When we got to the crater we set up camp again. There was a man with a massive semi- automatic walking around the camp site. Our tour guide told us he was there to protect us against animals. Apparently 2 nights ago, a pride of 10 lions were hunting wildebeests at the campsite. After an amazing pasta dinner that my Nonna would be proud of, I went back to my tent freaked out! Fortunately lions didn't kill anyone tonight, but I did wake up to several elephants outside my tent. Our tour guide told everyone to stay in their tents. I laid awake for hours, hoping the elephants did not step on my head and kill me....but I could hear them walking within centimetres from my head. I guess next time I go on a camping safari I probably shouldn't keep food in my tent.
So if you meet a lion in the wild what would you do? Well apparently 2 important things. Firstly always make eye contact. Secondly you need to stay still and not run. The lion should back off. But if this doesn't work and the lion attacks you...play dead and protect your neck and maybe you will survive. Otherwise you can pull some jpat taekwondo moves out!
The next day we travelled the long journey back to Arusha- and so my safari adventure came to an end. The 9 of us spent the night at the Maasai camp in Arusha, had a few celebratory drinks and played some pool. It was a great way to end such an amazing safari. I was not expecting anything like this at all. I thought it would be like Ace Ventura...as in a rhino gives birth to a human like Jim Carey.
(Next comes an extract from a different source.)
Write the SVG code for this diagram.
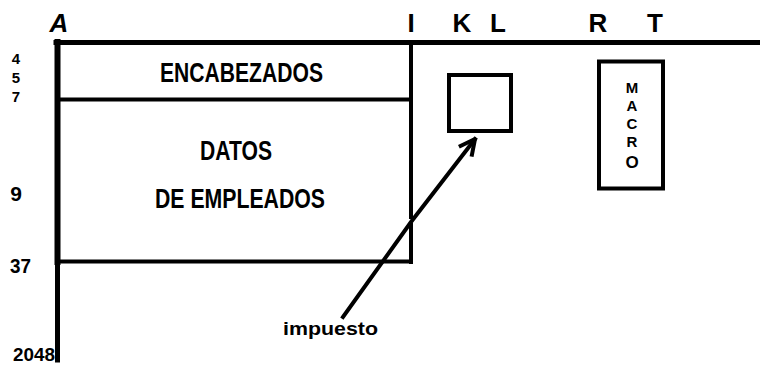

When I got back the Swedish girls commented on my tan I somehow managed to get while on safari. But after a long awaited shower, the brown pigmentation covering my skin turned out to be dirt. I was pleased however to get back into a bed...even if it was built for a short Chinese female.
Justin
PS- I know this is a long blog...but I spent less time writing it than Michael did reading an email from Ally.